As I mentioned in my last entry, I just finished a book that I want to shout about from rooftops, but since that would probably get me arrested for disorderly conduct or un-American activity, I thought I'd post about it. The book is The Thin Place by Kathryn Davis, and I savored it for 3 months (rather than greedily devour it, as I do with most books I read). It was delicate, profound, and completely beautiful. I read a review of it in the McSweeney's magazine The Believer, and ordered it sight unseen. It takes place in recent years in the New England town of Varennes, which is a thin place - a place where the walls between superatural and natural, past and present, man and God are transparent. We see this world through the eyes of people, dogs, and sometimes inanimate objects. A young girl named Mees Kipp has the power to raise the dead, and does so fairly often. An elderly woman watches the world from her assisted living facility, only now seeing things she missed for her entire life. She is still of sharp mind and body, and we see first-hand what it must be like to be condescended to on an hourly basis.
The closest works I could compare this novel to are Mrs. Dalloway or The Hours. Rather than take the fantasy element of the story and run with it, Davis keeps everything internal - she is more interested in the underlying psychology of people. To keep the story grounded in some sense of reality, we are shown police records, 19th century diary entries, and things like grocery lists. She reminds me of my favorite author, A.S. Byatt in that she is not always kind in her assessments of her own characters. She is unsentimental and detached, even in regards to her characters who are children, and you rarely see that in novels.

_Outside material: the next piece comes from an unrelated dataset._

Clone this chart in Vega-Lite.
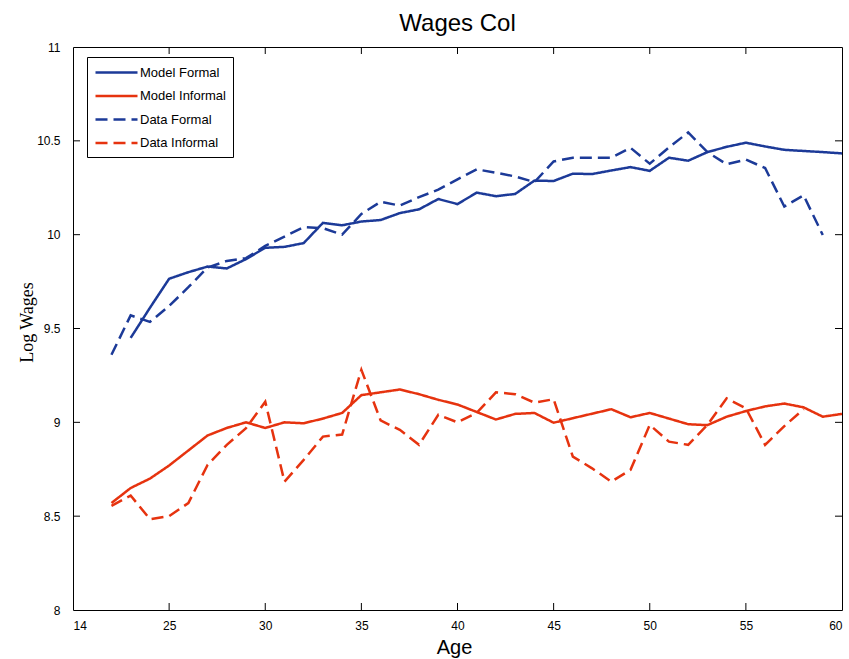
{
  "$schema": "https://vega.github.io/schema/vega-lite/v6.json",
  "width": 769,
  "height": 563,
  "autosize": {"type": "none"},
  "padding": {"left": 73, "top": 47, "right": 7, "bottom": 49},
  "background": "white",
  "title": {
    "text": "Wages Col",
    "font": "Liberation Sans",
    "fontSize": 24,
    "fontWeight": "normal",
    "color": "#000",
    "anchor": "middle",
    "offset": 5
  },
  "config": {
    "view": {"stroke": "#000", "strokeWidth": 1},
    "axis": {
      "domain": false,
      "ticks": false,
      "grid": false,
      "labelFont": "Liberation Sans",
      "labelFontSize": 12,
      "labelColor": "#000",
      "titleColor": "#000",
      "titleFontWeight": "normal"
    }
  },
  "datasets": {
    "wages": [
      {"age": 23, "series": "Model Formal", "wage": 9.45},
      {"age": 24, "series": "Model Formal", "wage": 9.61},
      {"age": 25, "series": "Model Formal", "wage": 9.765},
      {"age": 26, "series": "Model Formal", "wage": 9.8},
      {"age": 27, "series": "Model Formal", "wage": 9.83},
      {"age": 28, "series": "Model Formal", "wage": 9.82},
      {"age": 29, "series": "Model Formal", "wage": 9.87},
      {"age": 30, "series": "Model Formal", "wage": 9.93},
      {"age": 31, "series": "Model Formal", "wage": 9.935},
      {"age": 32, "series": "Model Formal", "wage": 9.955},
      {"age": 33, "series": "Model Formal", "wage": 10.063},
      {"age": 34, "series": "Model Formal", "wage": 10.05},
      {"age": 35, "series": "Model Formal", "wage": 10.07},
      {"age": 36, "series": "Model Formal", "wage": 10.078},
      {"age": 37, "series": "Model Formal", "wage": 10.115},
      {"age": 38, "series": "Model Formal", "wage": 10.135},
      {"age": 39, "series": "Model Formal", "wage": 10.19},
      {"age": 40, "series": "Model Formal", "wage": 10.163},
      {"age": 41, "series": "Model Formal", "wage": 10.224},
      {"age": 42, "series": "Model Formal", "wage": 10.205},
      {"age": 43, "series": "Model Formal", "wage": 10.217},
      {"age": 44, "series": "Model Formal", "wage": 10.288},
      {"age": 45, "series": "Model Formal", "wage": 10.286},
      {"age": 46, "series": "Model Formal", "wage": 10.325},
      {"age": 47, "series": "Model Formal", "wage": 10.323},
      {"age": 48, "series": "Model Formal", "wage": 10.342},
      {"age": 49, "series": "Model Formal", "wage": 10.36},
      {"age": 50, "series": "Model Formal", "wage": 10.34},
      {"age": 51, "series": "Model Formal", "wage": 10.41},
      {"age": 52, "series": "Model Formal", "wage": 10.394},
      {"age": 53, "series": "Model Formal", "wage": 10.44},
      {"age": 54, "series": "Model Formal", "wage": 10.468},
      {"age": 55, "series": "Model Formal", "wage": 10.49},
      {"age": 56, "series": "Model Formal", "wage": 10.47},
      {"age": 57, "series": "Model Formal", "wage": 10.452},
      {"age": 58, "series": "Model Formal", "wage": 10.446},
      {"age": 59, "series": "Model Formal", "wage": 10.44},
      {"age": 60, "series": "Model Formal", "wage": 10.433},

      {"age": 22, "series": "Model Informal", "wage": 8.57},
      {"age": 23, "series": "Model Informal", "wage": 8.65},
      {"age": 24, "series": "Model Informal", "wage": 8.7},
      {"age": 25, "series": "Model Informal", "wage": 8.77},
      {"age": 26, "series": "Model Informal", "wage": 8.85},
      {"age": 27, "series": "Model Informal", "wage": 8.93},
      {"age": 28, "series": "Model Informal", "wage": 8.97},
      {"age": 29, "series": "Model Informal", "wage": 9.0},
      {"age": 30, "series": "Model Informal", "wage": 8.97},
      {"age": 31, "series": "Model Informal", "wage": 9.0},
      {"age": 32, "series": "Model Informal", "wage": 8.995},
      {"age": 33, "series": "Model Informal", "wage": 9.02},
      {"age": 34, "series": "Model Informal", "wage": 9.05},
      {"age": 35, "series": "Model Informal", "wage": 9.145},
      {"age": 36, "series": "Model Informal", "wage": 9.16},
      {"age": 37, "series": "Model Informal", "wage": 9.175},
      {"age": 38, "series": "Model Informal", "wage": 9.15},
      {"age": 39, "series": "Model Informal", "wage": 9.12},
      {"age": 40, "series": "Model Informal", "wage": 9.095},
      {"age": 41, "series": "Model Informal", "wage": 9.055},
      {"age": 42, "series": "Model Informal", "wage": 9.015},
      {"age": 43, "series": "Model Informal", "wage": 9.045},
      {"age": 44, "series": "Model Informal", "wage": 9.05},
      {"age": 45, "series": "Model Informal", "wage": 8.998},
      {"age": 46, "series": "Model Informal", "wage": 9.022},
      {"age": 47, "series": "Model Informal", "wage": 9.046},
      {"age": 48, "series": "Model Informal", "wage": 9.07},
      {"age": 49, "series": "Model Informal", "wage": 9.027},
      {"age": 50, "series": "Model Informal", "wage": 9.05},
      {"age": 51, "series": "Model Informal", "wage": 9.02},
      {"age": 52, "series": "Model Informal", "wage": 8.99},
      {"age": 53, "series": "Model Informal", "wage": 8.985},
      {"age": 54, "series": "Model Informal", "wage": 9.03},
      {"age": 55, "series": "Model Informal", "wage": 9.06},
      {"age": 56, "series": "Model Informal", "wage": 9.085},
      {"age": 57, "series": "Model Informal", "wage": 9.1},
      {"age": 58, "series": "Model Informal", "wage": 9.08},
      {"age": 59, "series": "Model Informal", "wage": 9.03},
      {"age": 60, "series": "Model Informal", "wage": 9.045},

      {"age": 22, "series": "Data Formal", "wage": 9.36},
      {"age": 23, "series": "Data Formal", "wage": 9.57},
      {"age": 24, "series": "Data Formal", "wage": 9.535},
      {"age": 25, "series": "Data Formal", "wage": 9.62},
      {"age": 26, "series": "Data Formal", "wage": 9.72},
      {"age": 27, "series": "Data Formal", "wage": 9.825},
      {"age": 28, "series": "Data Formal", "wage": 9.86},
      {"age": 29, "series": "Data Formal", "wage": 9.875},
      {"age": 30, "series": "Data Formal", "wage": 9.94},
      {"age": 31, "series": "Data Formal", "wage": 9.99},
      {"age": 32, "series": "Data Formal", "wage": 10.04},
      {"age": 33, "series": "Data Formal", "wage": 10.035},
      {"age": 34, "series": "Data Formal", "wage": 10.0},
      {"age": 35, "series": "Data Formal", "wage": 10.11},
      {"age": 36, "series": "Data Formal", "wage": 10.175},
      {"age": 37, "series": "Data Formal", "wage": 10.155},
      {"age": 38, "series": "Data Formal", "wage": 10.2},
      {"age": 39, "series": "Data Formal", "wage": 10.24},
      {"age": 40, "series": "Data Formal", "wage": 10.295},
      {"age": 41, "series": "Data Formal", "wage": 10.348},
      {"age": 42, "series": "Data Formal", "wage": 10.33},
      {"age": 43, "series": "Data Formal", "wage": 10.31},
      {"age": 44, "series": "Data Formal", "wage": 10.28},
      {"age": 45, "series": "Data Formal", "wage": 10.39},
      {"age": 46, "series": "Data Formal", "wage": 10.41},
      {"age": 47, "series": "Data Formal", "wage": 10.41},
      {"age": 48, "series": "Data Formal", "wage": 10.41},
      {"age": 49, "series": "Data Formal", "wage": 10.463},
      {"age": 50, "series": "Data Formal", "wage": 10.378},
      {"age": 51, "series": "Data Formal", "wage": 10.465},
      {"age": 52, "series": "Data Formal", "wage": 10.545},
      {"age": 53, "series": "Data Formal", "wage": 10.44},
      {"age": 54, "series": "Data Formal", "wage": 10.375},
      {"age": 55, "series": "Data Formal", "wage": 10.4},
      {"age": 56, "series": "Data Formal", "wage": 10.355},
      {"age": 57, "series": "Data Formal", "wage": 10.15},
      {"age": 58, "series": "Data Formal", "wage": 10.21},
      {"age": 59, "series": "Data Formal", "wage": 9.998},

      {"age": 22, "series": "Data Informal", "wage": 8.555},
      {"age": 23, "series": "Data Informal", "wage": 8.61},
      {"age": 24, "series": "Data Informal", "wage": 8.484},
      {"age": 25, "series": "Data Informal", "wage": 8.5},
      {"age": 26, "series": "Data Informal", "wage": 8.57},
      {"age": 27, "series": "Data Informal", "wage": 8.773},
      {"age": 28, "series": "Data Informal", "wage": 8.88},
      {"age": 29, "series": "Data Informal", "wage": 8.969},
      {"age": 30, "series": "Data Informal", "wage": 9.11},
      {"age": 31, "series": "Data Informal", "wage": 8.684},
      {"age": 32, "series": "Data Informal", "wage": 8.8},
      {"age": 33, "series": "Data Informal", "wage": 8.924},
      {"age": 34, "series": "Data Informal", "wage": 8.935},
      {"age": 35, "series": "Data Informal", "wage": 9.28},
      {"age": 36, "series": "Data Informal", "wage": 9.01},
      {"age": 37, "series": "Data Informal", "wage": 8.96},
      {"age": 38, "series": "Data Informal", "wage": 8.88},
      {"age": 39, "series": "Data Informal", "wage": 9.04},
      {"age": 40, "series": "Data Informal", "wage": 9.0},
      {"age": 41, "series": "Data Informal", "wage": 9.05},
      {"age": 42, "series": "Data Informal", "wage": 9.16},
      {"age": 43, "series": "Data Informal", "wage": 9.15},
      {"age": 44, "series": "Data Informal", "wage": 9.105},
      {"age": 45, "series": "Data Informal", "wage": 9.123},
      {"age": 46, "series": "Data Informal", "wage": 8.817},
      {"age": 47, "series": "Data Informal", "wage": 8.755},
      {"age": 48, "series": "Data Informal", "wage": 8.684},
      {"age": 49, "series": "Data Informal", "wage": 8.747},
      {"age": 50, "series": "Data Informal", "wage": 8.986},
      {"age": 51, "series": "Data Informal", "wage": 8.897},
      {"age": 52, "series": "Data Informal", "wage": 8.88},
      {"age": 53, "series": "Data Informal", "wage": 8.986},
      {"age": 54, "series": "Data Informal", "wage": 9.128},
      {"age": 55, "series": "Data Informal", "wage": 9.075},
      {"age": 56, "series": "Data Informal", "wage": 8.88},
      {"age": 57, "series": "Data Informal", "wage": 8.98},
      {"age": 58, "series": "Data Informal", "wage": 9.07}
    ],
    "ageTicks": [
      {"age": 25}, {"age": 30}, {"age": 35}, {"age": 40},
      {"age": 45}, {"age": 50}, {"age": 55}
    ],
    "wageTicks": [
      {"wage": 8.5}, {"wage": 9}, {"wage": 9.5}, {"wage": 10}, {"wage": 10.5}
    ]
  },
  "layer": [
    {
      "data": {"name": "ageTicks"},
      "mark": {"type": "tick", "orient": "vertical", "size": 14, "thickness": 1, "color": "#000", "opacity": 1, "clip": true},
      "encoding": {
        "x": {"field": "age", "type": "quantitative", "scale": {"domain": [20, 60], "nice": false, "zero": false}},
        "y": {"datum": 8, "type": "quantitative", "scale": {"domain": [8, 11], "nice": false, "zero": false}}
      }
    },
    {
      "data": {"name": "ageTicks"},
      "mark": {"type": "tick", "orient": "vertical", "size": 14, "thickness": 1, "color": "#000", "opacity": 1, "clip": true},
      "encoding": {
        "x": {"field": "age", "type": "quantitative"},
        "y": {"datum": 11, "type": "quantitative"}
      }
    },
    {
      "data": {"name": "wageTicks"},
      "mark": {"type": "tick", "orient": "horizontal", "size": 14, "thickness": 1, "color": "#000", "opacity": 1, "clip": true},
      "encoding": {
        "x": {"datum": 20, "type": "quantitative"},
        "y": {"field": "wage", "type": "quantitative"}
      }
    },
    {
      "data": {"name": "wageTicks"},
      "mark": {"type": "tick", "orient": "horizontal", "size": 14, "thickness": 1, "color": "#000", "opacity": 1, "clip": true},
      "encoding": {
        "x": {"datum": 60, "type": "quantitative"},
        "y": {"field": "wage", "type": "quantitative"}
      }
    },
    {
      "data": {"name": "wages"},
      "mark": {"type": "line", "strokeWidth": 2.5, "clip": true},
      "encoding": {
        "x": {
          "field": "age",
          "type": "quantitative",
          "scale": {"domain": [20, 60], "nice": false, "zero": false},
          "axis": {
            "orient": "bottom",
            "values": [20, 25, 30, 35, 40, 45, 50, 55, 60],
            "labelExpr": "datum.value == 20 ? '14' : datum.label",
            "labelPadding": 10,
            "title": "Age",
            "titleFont": "Liberation Sans",
            "titleFontSize": 20,
            "titleX": 381,
            "titleY": 37,
            "titleBaseline": "middle",
            "titleAlign": "center"
          }
        },
        "y": {
          "field": "wage",
          "type": "quantitative",
          "scale": {"domain": [8, 11], "nice": false, "zero": false},
          "axis": {
            "orient": "left",
            "values": [8, 8.5, 9, 9.5, 10, 10.5, 11],
            "format": "~g",
            "labelPadding": 13,
            "title": "Log Wages",
            "titleFont": "Liberation Serif",
            "titleFontSize": 18,
            "titleAngle": -90,
            "titleX": -46,
            "titleY": 275,
            "titleBaseline": "middle",
            "titleAlign": "center"
          }
        },
        "color": {
          "field": "series",
          "type": "nominal",
          "scale": {
            "domain": ["Model Formal", "Model Informal", "Data Formal", "Data Informal"],
            "range": ["#1c3a98", "#e6330f", "#1c3a98", "#e6330f"]
          },
          "legend": {
            "title": null,
            "orient": "none",
            "legendX": 14,
            "legendY": 10,
            "symbolType": "M-1,0H5",
            "symbolSize": 196,
            "symbolStrokeWidth": 2.5,
            "labelFont": "Liberation Sans",
            "labelFontSize": 13,
            "labelColor": "#000",
            "labelOffset": 29,
            "padding": 7,
            "rowPadding": 7.5,
            "strokeColor": "#000",
            "fillColor": "#fff"
          }
        },
        "strokeDash": {
          "field": "series",
          "type": "nominal",
          "scale": {
            "domain": ["Model Formal", "Model Informal", "Data Formal", "Data Informal"],
            "range": [[1, 0], [1, 0], [12, 6], [12, 6]]
          },
          "legend": {
            "title": null,
            "orient": "none",
            "legendX": 14,
            "legendY": 10,
            "symbolType": "M-1,0H5",
            "symbolSize": 196,
            "symbolStrokeWidth": 2.5,
            "labelFont": "Liberation Sans",
            "labelFontSize": 13,
            "labelColor": "#000",
            "labelOffset": 29,
            "padding": 7,
            "rowPadding": 7.5,
            "strokeColor": "#000",
            "fillColor": "#fff"
          }
        }
      }
    }
  ]
}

When I went to pick it up from Mr. Shaver (who ordered it for me), he handed it to me, shaking his head, and said, "You really keep me on my toes when it comes to new fiction - where do you even hear about this stuff?" He proceeded to read me part of the inside jacket that talked about Mees' gift not responding to merit or morality - only to need (I'm paraphrasing). I would highly recommend it to anyone who liked the novels I mentioned above. While in New York last month, I found myself at The Strand bookstore (imagine that), so I picked up a copy of an earlier Davis novel called The Girl Who Trod on a Loaf. I read because I have an insatiable craving for fictional narratives that are meaningful to me (and, in a way, we all do - everyone writes a fictional narrative every night; it's called a dream), and this book reminded me of that.